Task requirements -
Do not repeat pictures. Repeat exactly the lines of the listing below from its first line through the line with "(title) at (639,44.5)".

----- Recorded information -----

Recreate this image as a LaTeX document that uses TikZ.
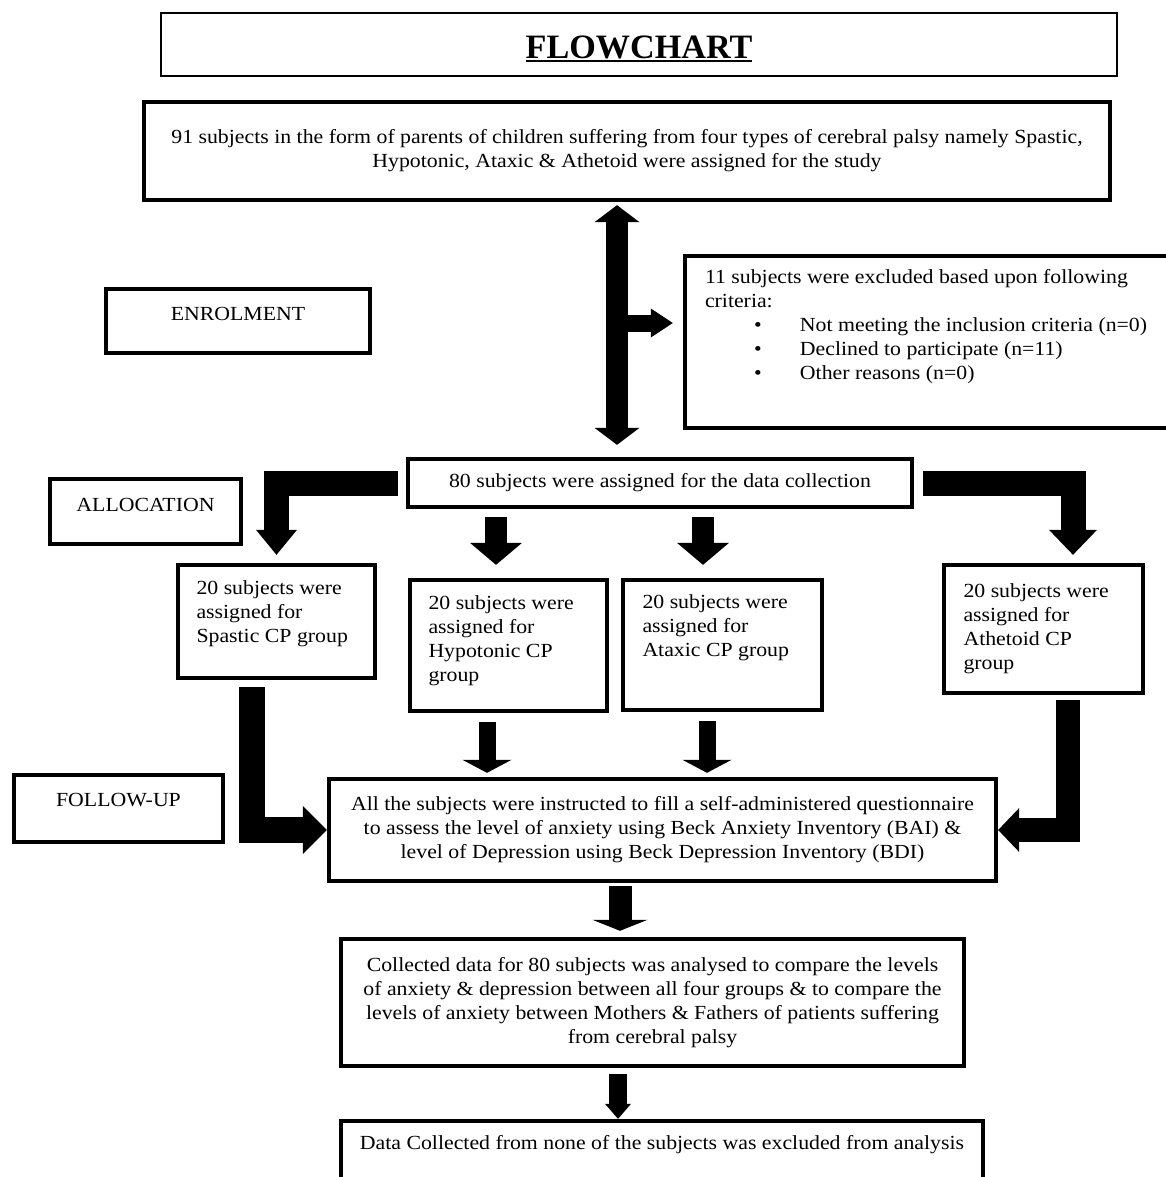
\documentclass[tikz,border=0pt]{standalone}
\usepackage{fontspec}
\setmainfont{Liberation Serif}[FakeStretch=1.09]
\newfontfamily\titlefont{Liberation Serif}
\usetikzlibrary{arrows.meta}
\usetikzlibrary{positioning}
\usetikzlibrary{calc}

\newcommand{\headline}[1]{{\setbox0=\hbox{\titlefont\bfseries #1}\rlap{\copy0}\rule[-2.4pt]{\wd0}{1.5pt}}}
\newcommand{\critline}[1]{\makebox[57pt][l]{\hspace*{29.4pt}\textbullet}#1}

\tikzset{
	fat/.style={line width=#1,line cap=butt,line join=miter},
	blockhead/.style 2 args={-{Triangle[width=#1,length=#2,line width=0pt]}},
	twohead/.style 2 args={{Triangle[width=#1,length=#2,line width=0pt]}-{Triangle[width=#1,length=#2,line width=0pt]}},
	liftup/.style={text depth=#1}
}

\begin{document}
\begin{tikzpicture}[x=0.6pt,y=-0.6pt,font=\fontsize{12}{14.4}\selectfont]
	\tikzstyle{panel}=[draw,line width=2.6pt,inner sep=0pt,align=center]
	\tikzstyle{cpbox}=[panel,align=flush left,text width=96pt,minimum width=118pt]
	
	\useasboundingbox (0,0) rectangle (1166,1177);
	
	\node[draw,line width=0.9pt,minimum width=573.6pt,minimum height=37.8pt,text height=18.6pt,
		font=\fontsize{20.5}{24}\selectfont] (title) at (639,44.5) {\headline{FLOWCHART}};
	
	\node[panel,minimum width=579.6pt,minimum height=58.8pt] (study) at (627,151)
		{91 subjects in the form of parents of children suffering from four types of cerebral palsy namely Spastic,\\
		Hypotonic, Ataxic \& Athetoid were assigned for the study};
	\node[panel,minimum width=158.4pt,minimum height=38.4pt,liftup=8.4pt] (enrol) at (238,321) {ENROLMENT};
	\node[panel,align=flush left,text width=282pt,minimum width=306pt,minimum height=103.2pt,liftup=78.8pt] (exclude) at (940,342)
		{11 subjects were excluded based upon following\\
		criteria:\\
		\critline{Not meeting the inclusion criteria (n=0)}\\
		\critline{Declined to participate (n=11)}\\
		\critline{Other reasons (n=0)}};
	
	\node[panel,minimum width=302.4pt,minimum height=28.8pt] (assigned) at (660,483) {80 subjects were assigned for the data collection};
	\node[panel,minimum width=114.6pt,minimum height=39pt,liftup=7.8pt] (alloc) at (145.5,511.5) {ALLOCATION};
	
	\node[cpbox,minimum height=67.8pt,liftup=40.4pt] (spastic) at (276.5,621.5) {20 subjects were\\assigned for\\Spastic CP group};
	\node[cpbox,minimum height=78.6pt,liftup=51.2pt] (hypo) at (508.5,645.5) {20 subjects were\\assigned for\\Hypotonic CP\\group};
	\node[cpbox,minimum width=119.4pt,minimum height=78pt,liftup=51.8pt] (ataxic) at (722.5,645) {20 subjects were\\assigned for\\Ataxic CP group};
	\node[cpbox,minimum width=119.4pt,minimum height=76.8pt] (athetoid) at (1043.5,629) {20 subjects were\\assigned for\\Athetoid CP\\group};
	
	\node[panel,minimum width=125.4pt,minimum height=40.2pt,liftup=10.2pt] (followup) at (118.5,808.5) {FOLLOW-UP};
	\node[panel,minimum width=400.2pt,minimum height=61.2pt] (quest) at (662.5,830)
		{All the subjects were instructed to fill a self-administered questionnaire\\
		to assess the level of anxiety using Beck Anxiety Inventory (BAI) \&\\
		level of Depression using Beck Depression Inventory (BDI)};
	\node[panel,minimum width=373.8pt,minimum height=76.2pt] (collected) at (652.5,1002.5)
		{Collected data for 80 subjects was analysed to compare the levels\\
		of anxiety \& depression between all four groups \& to compare the\\
		levels of anxiety between Mothers \& Fathers of patients suffering\\
		from cerebral palsy};
	\node[panel,minimum width=385.2pt,minimum height=43.2pt,liftup=17pt] (final) at (662,1157)
		{Data Collected from none of the subjects was excluded from analysis};
	
	% enrolment
	\coordinate (spine) at (617,323);
	\draw[fat=13.2pt,twohead={27pt}{10.2pt},shorten <=1.8pt,shorten >=7.2pt] (study.south -| spine) -- (assigned.north -| spine);
	\draw[fat=10.2pt,blockhead={17.4pt}{13.2pt},shorten >=6pt] (spine) -- (spine -| exclude.west);
	
	% allocation
	\coordinate (athetoidin) at ($(athetoid.north)+(29.5,0)$);
	\coordinate (hypoin) at ($(hypo.north)+(-12.5,0)$);
	\coordinate (ataxicin) at ($(ataxic.north)+(-19.5,0)$);
	\draw[fat=15pt,blockhead={24.6pt}{15pt},shorten <=4.8pt,shorten >=4.8pt] (assigned.west) -| (spastic.north);
	\draw[fat=15pt,blockhead={28.8pt}{15pt},shorten <=5.4pt,shorten >=4.8pt] (assigned.east) -| (athetoidin);
	\draw[fat=13.2pt,blockhead={31.2pt}{13.2pt},shorten <=4.8pt,shorten >=7.8pt] (assigned.south -| hypoin) -- (hypoin);
	\draw[fat=13.2pt,blockhead={31.2pt}{13.2pt},shorten <=4.8pt,shorten >=7.8pt] (assigned.south -| ataxicin) -- (ataxicin);
	
	% follow-up
	\coordinate (spasticout) at ($(spastic.south)+(-24.5,0)$);
	\coordinate (hypoout) at ($(hypo.south)+(-21.5,0)$);
	\coordinate (ataxicout) at ($(ataxic.south)+(-15.5,0)$);
	\coordinate (athetoidout) at ($(athetoid.south)+(24.5,0)$);
	\draw[fat=15.6pt,blockhead={28.8pt}{14.4pt},shorten <=4.2pt] (spasticout) |- (quest.west);
	\draw[fat=10.2pt,blockhead={29.4pt}{7.8pt},shorten <=5.4pt,shorten >=2.4pt] (hypoout) -- (hypoout |- quest.north);
	\draw[fat=10.2pt,blockhead={29.4pt}{7.8pt},shorten <=5.4pt,shorten >=2.4pt] (ataxicout) -- (ataxicout |- quest.north);
	\draw[fat=14.4pt,blockhead={26.4pt}{12.6pt},shorten <=3pt] (athetoidout) |- (quest.east);
	
	% analysis
	\coordinate (questout) at ($(quest.south)+(-42.5,0)$);
	\coordinate (collectedout) at ($(collected.south)+(-34.5,0)$);
	\draw[fat=13.8pt,blockhead={33pt}{6.6pt},shorten <=1.8pt,shorten >=3.6pt] (questout) -- (questout |- collected.north);
	\draw[fat=10.8pt,blockhead={15.6pt}{9pt},shorten <=3.6pt] (collectedout) -- (collectedout |- final.north);
\end{tikzpicture}
\end{document}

-----

Finished task -
Recreate this image as a LaTeX document that uses TikZ.
\documentclass[tikz,border=0pt]{standalone}
\usepackage{fontspec}
\setmainfont{Liberation Serif}[FakeStretch=1.09]
\newfontfamily\titlefont{Liberation Serif}
\usetikzlibrary{arrows.meta}
\usetikzlibrary{positioning}
\usetikzlibrary{calc}

\newcommand{\headline}[1]{{\setbox0=\hbox{\titlefont\bfseries #1}\rlap{\copy0}\rule[-2.4pt]{\wd0}{1.5pt}}}
\newcommand{\critline}[1]{\makebox[57pt][l]{\hspace*{29.4pt}\textbullet}#1}

\tikzset{
	fat/.style={line width=#1,line cap=butt,line join=miter},
	blockhead/.style 2 args={-{Triangle[width=#1,length=#2,line width=0pt]}},
	twohead/.style 2 args={{Triangle[width=#1,length=#2,line width=0pt]}-{Triangle[width=#1,length=#2,line width=0pt]}},
	liftup/.style={text depth=#1}
}

\begin{document}
\begin{tikzpicture}[x=0.6pt,y=-0.6pt,font=\fontsize{12}{14.4}\selectfont]
	\tikzstyle{panel}=[draw,line width=2.6pt,inner sep=0pt,align=center]
	\tikzstyle{cpbox}=[panel,align=flush left,text width=96pt,minimum width=118pt]
	
	\useasboundingbox (0,0) rectangle (1166,1177);
	
	\node[draw,line width=0.9pt,minimum width=573.6pt,minimum height=37.8pt,text height=18.6pt,
		font=\fontsize{20.5}{24}\selectfont] (title) at (639,44.5) {\headline{FLOWCHART}};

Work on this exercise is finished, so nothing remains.